_The problem_:
In the entries below, find the line with "Give me the" and the line with "6.0, 6.25, 7.0, 7.5, 8.0]", then retype both and everything between them exactly. Do not copy the pictures.

_Supplied data_:
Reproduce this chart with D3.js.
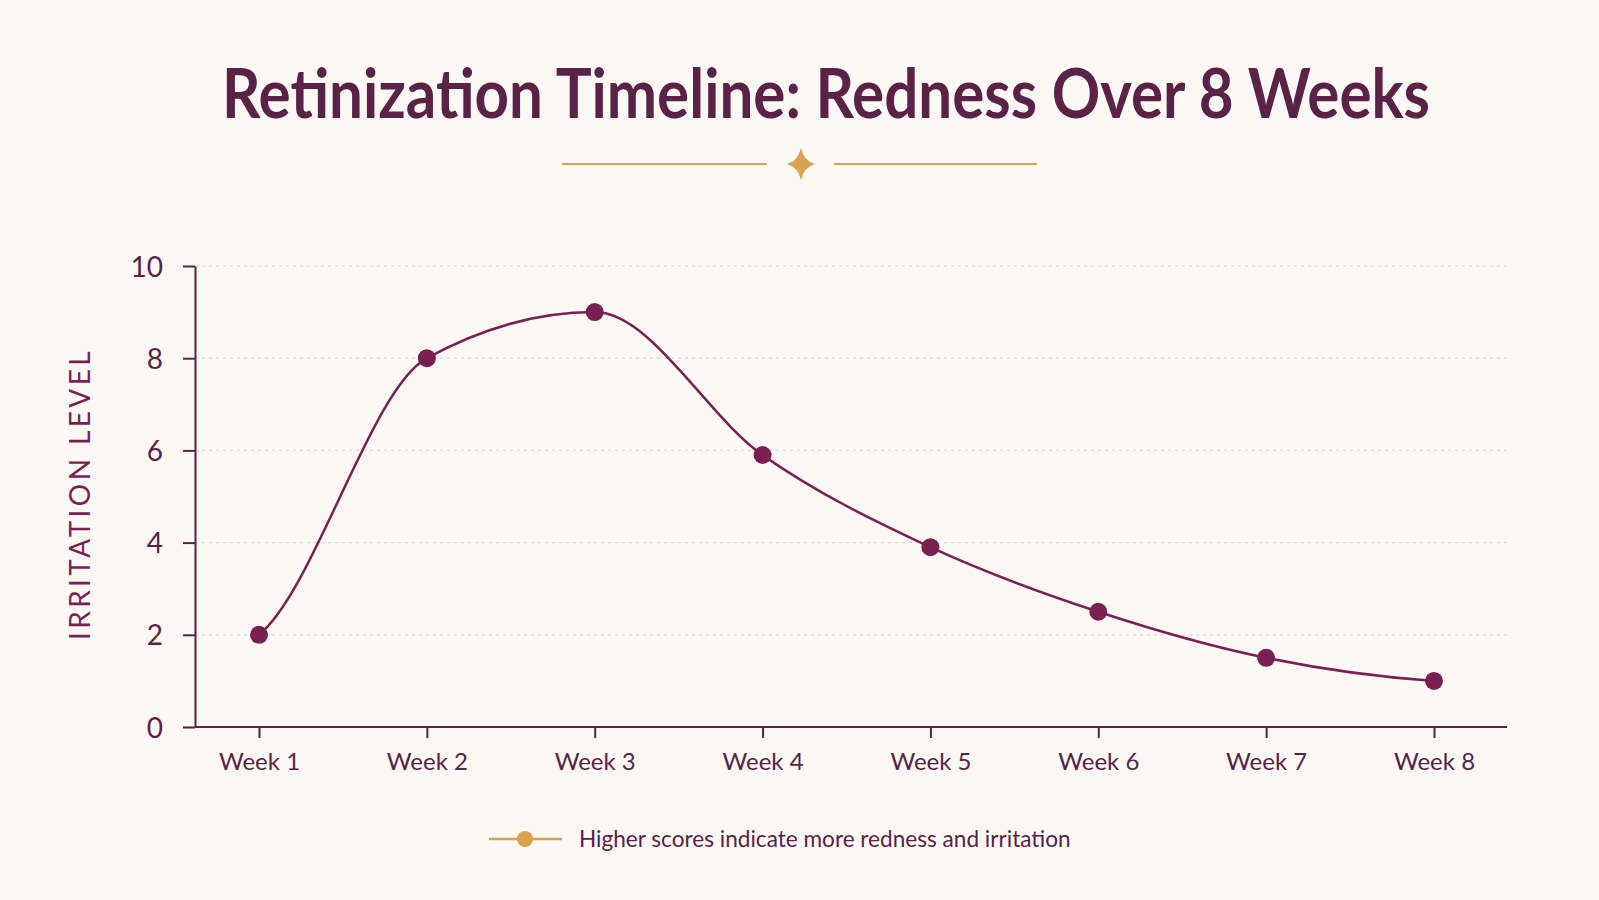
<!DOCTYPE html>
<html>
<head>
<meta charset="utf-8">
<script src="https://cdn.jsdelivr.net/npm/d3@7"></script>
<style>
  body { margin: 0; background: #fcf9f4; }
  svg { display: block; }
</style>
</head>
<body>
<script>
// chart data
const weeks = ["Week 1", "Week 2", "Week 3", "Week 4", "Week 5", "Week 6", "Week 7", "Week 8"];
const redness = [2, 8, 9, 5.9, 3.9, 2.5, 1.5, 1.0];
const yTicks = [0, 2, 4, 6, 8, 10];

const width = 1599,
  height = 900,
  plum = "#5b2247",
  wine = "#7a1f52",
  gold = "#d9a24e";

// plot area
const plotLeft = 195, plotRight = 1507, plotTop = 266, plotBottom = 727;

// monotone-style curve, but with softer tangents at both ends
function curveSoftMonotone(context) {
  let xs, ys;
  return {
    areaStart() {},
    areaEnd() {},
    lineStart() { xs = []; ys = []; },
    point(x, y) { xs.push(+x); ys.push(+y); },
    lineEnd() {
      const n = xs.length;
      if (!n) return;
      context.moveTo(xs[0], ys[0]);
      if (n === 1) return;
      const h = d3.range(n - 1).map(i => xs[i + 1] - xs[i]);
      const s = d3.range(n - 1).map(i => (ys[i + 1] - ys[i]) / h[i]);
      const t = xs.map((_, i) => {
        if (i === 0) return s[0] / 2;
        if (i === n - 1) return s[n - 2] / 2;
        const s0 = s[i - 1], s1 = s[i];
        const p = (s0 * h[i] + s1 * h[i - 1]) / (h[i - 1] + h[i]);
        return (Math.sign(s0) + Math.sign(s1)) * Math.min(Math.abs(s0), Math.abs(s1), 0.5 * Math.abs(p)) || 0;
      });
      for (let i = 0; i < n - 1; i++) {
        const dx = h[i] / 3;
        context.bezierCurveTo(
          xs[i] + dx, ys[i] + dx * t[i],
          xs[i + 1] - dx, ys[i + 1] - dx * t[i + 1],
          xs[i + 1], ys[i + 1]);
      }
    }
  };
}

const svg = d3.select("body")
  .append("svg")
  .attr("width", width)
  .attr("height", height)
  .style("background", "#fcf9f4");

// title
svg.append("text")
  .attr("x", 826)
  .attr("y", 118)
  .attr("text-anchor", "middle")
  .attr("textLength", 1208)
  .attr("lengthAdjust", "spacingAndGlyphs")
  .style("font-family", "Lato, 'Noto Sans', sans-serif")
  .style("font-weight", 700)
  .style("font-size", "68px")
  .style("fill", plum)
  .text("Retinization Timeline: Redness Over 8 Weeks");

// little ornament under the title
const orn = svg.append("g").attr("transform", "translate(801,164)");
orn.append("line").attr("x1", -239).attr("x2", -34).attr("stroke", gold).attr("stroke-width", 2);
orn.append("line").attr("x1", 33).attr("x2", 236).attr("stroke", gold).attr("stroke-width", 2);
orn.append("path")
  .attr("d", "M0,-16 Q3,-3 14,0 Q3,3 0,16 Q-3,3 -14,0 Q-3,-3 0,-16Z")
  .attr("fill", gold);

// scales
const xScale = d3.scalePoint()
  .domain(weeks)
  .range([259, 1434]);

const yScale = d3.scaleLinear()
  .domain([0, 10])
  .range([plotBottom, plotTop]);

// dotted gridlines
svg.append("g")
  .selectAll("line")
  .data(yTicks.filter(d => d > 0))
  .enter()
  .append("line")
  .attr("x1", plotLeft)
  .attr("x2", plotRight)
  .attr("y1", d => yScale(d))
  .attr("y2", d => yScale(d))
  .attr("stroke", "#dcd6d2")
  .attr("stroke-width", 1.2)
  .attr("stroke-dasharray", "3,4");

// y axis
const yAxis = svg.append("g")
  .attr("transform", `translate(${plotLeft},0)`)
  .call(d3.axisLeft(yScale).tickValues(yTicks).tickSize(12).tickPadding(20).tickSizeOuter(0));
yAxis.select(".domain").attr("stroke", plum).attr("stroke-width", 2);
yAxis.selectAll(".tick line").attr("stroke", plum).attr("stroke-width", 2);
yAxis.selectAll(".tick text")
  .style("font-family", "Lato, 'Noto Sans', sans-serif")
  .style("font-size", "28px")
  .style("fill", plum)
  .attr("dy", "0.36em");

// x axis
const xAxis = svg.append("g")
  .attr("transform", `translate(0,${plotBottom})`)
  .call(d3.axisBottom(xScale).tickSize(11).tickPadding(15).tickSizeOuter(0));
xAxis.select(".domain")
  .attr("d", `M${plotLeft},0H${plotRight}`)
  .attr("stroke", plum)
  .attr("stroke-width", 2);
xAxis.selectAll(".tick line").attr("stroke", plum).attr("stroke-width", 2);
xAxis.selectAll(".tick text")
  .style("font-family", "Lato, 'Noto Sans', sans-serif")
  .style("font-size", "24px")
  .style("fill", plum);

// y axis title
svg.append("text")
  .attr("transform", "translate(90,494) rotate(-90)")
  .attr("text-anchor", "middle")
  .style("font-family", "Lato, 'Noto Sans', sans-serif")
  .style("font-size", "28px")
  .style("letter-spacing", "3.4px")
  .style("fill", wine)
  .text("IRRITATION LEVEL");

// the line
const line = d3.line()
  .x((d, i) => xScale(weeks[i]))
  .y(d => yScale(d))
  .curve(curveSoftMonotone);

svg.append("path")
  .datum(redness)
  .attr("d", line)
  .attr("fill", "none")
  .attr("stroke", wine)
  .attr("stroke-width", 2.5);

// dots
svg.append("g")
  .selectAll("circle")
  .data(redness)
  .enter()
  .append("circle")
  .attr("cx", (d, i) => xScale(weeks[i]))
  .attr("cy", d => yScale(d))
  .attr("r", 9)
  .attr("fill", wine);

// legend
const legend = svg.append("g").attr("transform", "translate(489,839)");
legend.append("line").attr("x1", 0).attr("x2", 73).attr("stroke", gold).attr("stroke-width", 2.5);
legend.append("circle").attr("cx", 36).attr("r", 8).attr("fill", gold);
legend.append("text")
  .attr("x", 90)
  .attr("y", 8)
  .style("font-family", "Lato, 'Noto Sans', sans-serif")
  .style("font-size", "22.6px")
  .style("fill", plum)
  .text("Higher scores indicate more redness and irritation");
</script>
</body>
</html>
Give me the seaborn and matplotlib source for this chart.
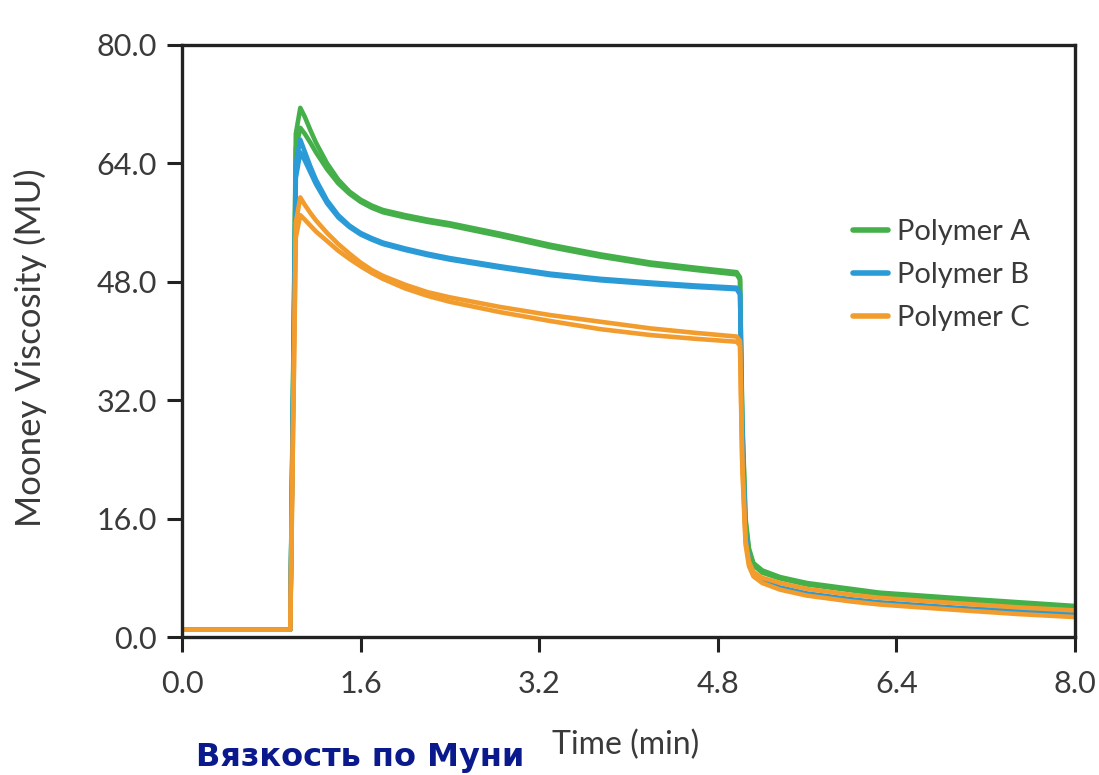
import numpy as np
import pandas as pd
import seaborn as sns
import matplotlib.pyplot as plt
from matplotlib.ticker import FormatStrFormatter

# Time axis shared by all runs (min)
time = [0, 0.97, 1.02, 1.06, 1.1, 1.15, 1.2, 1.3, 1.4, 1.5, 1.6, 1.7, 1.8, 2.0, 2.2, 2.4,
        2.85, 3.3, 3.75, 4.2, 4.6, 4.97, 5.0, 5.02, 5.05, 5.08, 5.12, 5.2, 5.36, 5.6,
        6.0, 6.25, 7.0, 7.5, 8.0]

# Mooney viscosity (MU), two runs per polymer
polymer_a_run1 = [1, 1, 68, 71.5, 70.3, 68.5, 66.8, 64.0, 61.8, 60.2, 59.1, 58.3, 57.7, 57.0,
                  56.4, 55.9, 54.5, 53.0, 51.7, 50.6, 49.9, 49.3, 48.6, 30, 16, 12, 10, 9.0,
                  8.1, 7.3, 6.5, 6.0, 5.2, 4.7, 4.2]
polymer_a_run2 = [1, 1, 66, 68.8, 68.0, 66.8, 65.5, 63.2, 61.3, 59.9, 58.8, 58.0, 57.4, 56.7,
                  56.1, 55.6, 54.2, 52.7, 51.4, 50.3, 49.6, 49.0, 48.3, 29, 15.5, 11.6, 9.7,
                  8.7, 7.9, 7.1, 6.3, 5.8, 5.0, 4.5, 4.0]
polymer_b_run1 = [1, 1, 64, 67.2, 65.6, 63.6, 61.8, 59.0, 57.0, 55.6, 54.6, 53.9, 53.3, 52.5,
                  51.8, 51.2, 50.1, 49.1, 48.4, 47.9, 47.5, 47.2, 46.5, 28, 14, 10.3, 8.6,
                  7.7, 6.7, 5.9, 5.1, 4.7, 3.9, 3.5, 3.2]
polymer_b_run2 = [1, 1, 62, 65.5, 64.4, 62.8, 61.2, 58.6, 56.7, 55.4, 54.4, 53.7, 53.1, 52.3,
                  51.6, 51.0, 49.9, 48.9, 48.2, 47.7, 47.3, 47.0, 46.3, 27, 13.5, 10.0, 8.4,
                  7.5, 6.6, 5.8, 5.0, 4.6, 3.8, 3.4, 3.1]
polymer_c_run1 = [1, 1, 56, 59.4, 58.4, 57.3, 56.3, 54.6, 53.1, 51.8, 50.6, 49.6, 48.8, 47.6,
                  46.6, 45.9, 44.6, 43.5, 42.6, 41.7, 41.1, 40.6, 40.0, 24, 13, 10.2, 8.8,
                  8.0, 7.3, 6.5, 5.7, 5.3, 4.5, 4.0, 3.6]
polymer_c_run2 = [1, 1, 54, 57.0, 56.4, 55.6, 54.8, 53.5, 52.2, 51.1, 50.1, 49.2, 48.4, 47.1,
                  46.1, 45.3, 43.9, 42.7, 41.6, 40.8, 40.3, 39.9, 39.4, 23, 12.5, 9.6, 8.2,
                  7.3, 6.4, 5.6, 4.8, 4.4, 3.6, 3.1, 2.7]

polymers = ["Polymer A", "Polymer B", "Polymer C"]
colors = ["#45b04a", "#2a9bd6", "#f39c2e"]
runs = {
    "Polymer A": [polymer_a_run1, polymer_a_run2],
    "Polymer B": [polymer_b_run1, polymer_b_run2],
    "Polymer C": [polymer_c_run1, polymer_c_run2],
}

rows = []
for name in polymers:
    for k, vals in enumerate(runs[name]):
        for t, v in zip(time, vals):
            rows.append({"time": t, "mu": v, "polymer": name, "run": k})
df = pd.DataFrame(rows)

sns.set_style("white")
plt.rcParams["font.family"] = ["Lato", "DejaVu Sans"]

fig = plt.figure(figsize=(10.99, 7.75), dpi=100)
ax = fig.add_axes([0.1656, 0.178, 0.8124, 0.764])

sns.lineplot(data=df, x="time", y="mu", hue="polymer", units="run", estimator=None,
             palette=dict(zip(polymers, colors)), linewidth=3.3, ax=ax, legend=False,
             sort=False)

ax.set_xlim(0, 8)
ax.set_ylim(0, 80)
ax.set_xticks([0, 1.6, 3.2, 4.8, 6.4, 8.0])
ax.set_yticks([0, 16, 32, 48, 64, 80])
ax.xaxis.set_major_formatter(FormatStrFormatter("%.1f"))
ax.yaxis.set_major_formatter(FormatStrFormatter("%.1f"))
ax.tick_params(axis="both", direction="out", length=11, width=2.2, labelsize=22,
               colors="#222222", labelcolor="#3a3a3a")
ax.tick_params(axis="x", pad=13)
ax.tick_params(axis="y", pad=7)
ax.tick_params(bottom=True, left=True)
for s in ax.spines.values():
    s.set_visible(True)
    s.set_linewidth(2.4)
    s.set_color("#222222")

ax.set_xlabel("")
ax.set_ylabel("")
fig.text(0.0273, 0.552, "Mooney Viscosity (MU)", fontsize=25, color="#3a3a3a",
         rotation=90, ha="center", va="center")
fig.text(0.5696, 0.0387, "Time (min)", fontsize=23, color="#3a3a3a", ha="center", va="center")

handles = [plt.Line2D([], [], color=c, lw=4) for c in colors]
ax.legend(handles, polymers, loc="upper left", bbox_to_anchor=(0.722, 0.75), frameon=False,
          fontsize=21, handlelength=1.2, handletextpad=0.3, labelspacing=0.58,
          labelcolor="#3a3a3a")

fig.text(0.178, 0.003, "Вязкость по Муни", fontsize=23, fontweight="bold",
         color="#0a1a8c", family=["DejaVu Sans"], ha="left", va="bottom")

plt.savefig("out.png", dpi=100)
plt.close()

_The completed task_:
Give me the seaborn and matplotlib source for this chart.
import numpy as np
import pandas as pd
import seaborn as sns
import matplotlib.pyplot as plt
from matplotlib.ticker import FormatStrFormatter

# Time axis shared by all runs (min)
time = [0, 0.97, 1.02, 1.06, 1.1, 1.15, 1.2, 1.3, 1.4, 1.5, 1.6, 1.7, 1.8, 2.0, 2.2, 2.4,
        2.85, 3.3, 3.75, 4.2, 4.6, 4.97, 5.0, 5.02, 5.05, 5.08, 5.12, 5.2, 5.36, 5.6,
        6.0, 6.25, 7.0, 7.5, 8.0]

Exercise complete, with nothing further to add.